H0 ROC-AUC: 0.763 -- loss: 0.208 Drift? No! p-value: 0.925

test sample ROC-AUC: 0.736 -- loss: 0.150 Drift? Yes! p-value: 0.000

imbalanced sample ROC-AUC: 0.749 -- loss: 0.940 Drift? Yes! p-value: 0.000

Input data drift using a learned kernel

Instead of applying the MMD detector on the pooling output of a randomly initialized GNN encoder, we use the Learned Kernel detector which trains the encoder and kernel on part of the data to maximise an estimate of the detector’s test power. Once the kernel is learned a permutation test is performed in the usual way on the value of the MMD on the held out test set.

from alibi_detect.cd import LearnedKernelDrift from alibi_detect.utils.pytorch import DeepKernel

kernel = DeepKernel(enc, kernel_b=None) # use the already defined random encoder in the deep kernel dd = LearnedKernelDrift(x_ref, kernel, backend='pytorch', p_val=.05, dataloader=DataLoader, preprocess_batch_fn=batch_fn, epochs=2)

H0 ROC-AUC: 0.763 -- loss: 0.208 Drift? No! p-value: 0.630

test sample ROC-AUC: 0.736 -- loss: 0.150 Drift? Yes! p-value: 0.000

imbalanced sample ROC-AUC: 0.749 -- loss: 0.940 Drift? Yes! p-value: 0.000

Since the molecular scaffolds are different across the train, validation and test sets, we expect that this type of data shift is picked up in the input data (technically not the input but the graph embedding).

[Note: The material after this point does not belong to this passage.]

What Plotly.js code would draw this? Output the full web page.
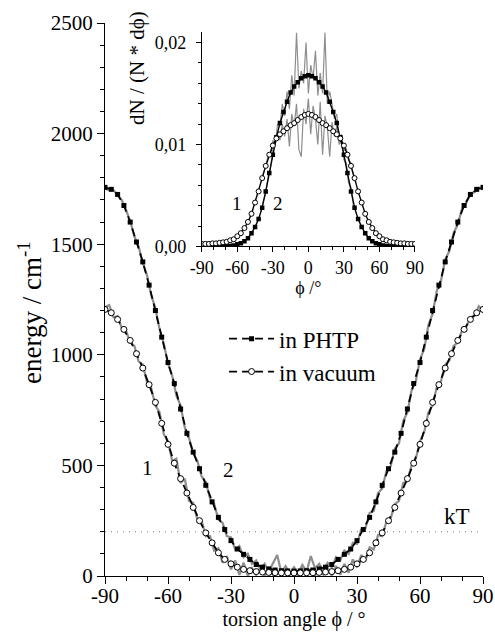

Drift on graph statistics

We could also compute graph-level statistics such as the number of nodes, edges and clustering coefficient and detect drift on those statistics using the Kolmogorov-Smirnov test with multivariate correction (e.g. Bonferroni). First we define a preprocessing step to extract the summary statistics from the graphs:

return number of nodes, edges and average clustering coefficient per graph

def graph_stats(data: List[Data]) -> np.ndarray: num_nodes = np.array([d.num_nodes for d in data]) num_edges = np.array([d.num_edges for d in data]) c = np.array([np.array(list(clustering(to_networkx(d)).values())).mean() for d in data]) return np.concatenate([num_nodes[:, None], num_edges[:, None], c[:, None]], axis=-1)

dd = KSDrift(x_ref, p_val=.05, preprocess_fn=graph_stats)

H0 ROC-AUC: 0.763 -- loss: 0.208 Drift? No! p-value: [0.9884282 0.79581064 1. ]

test sample ROC-AUC: 0.736 -- loss: 0.150 Drift? No! p-value: [0.94992185 0.23822938 0.52494323]

imbalanced sample ROC-AUC: 0.749 -- loss: 0.940 Drift? Yes! p-value: [5.1066105e-05 1.1882804e-05 9.5120013e-01]

The 3 returned p-values correspond to respectively the p-values for the number of nodes, edges and clustering coefficient. We already saw in the EDA that the distributions of the node, edge and clustering coefficients look similar across the train, validation and test sets except for the tails. This is confirmed by running the drift detector on the graph statistics which cannot seem to pick up on the differences in molecular scaffolds between the datasets, unless we heavily oversample from the minority class where the number of nodes and edges but not the clustering coefficient significantly differ.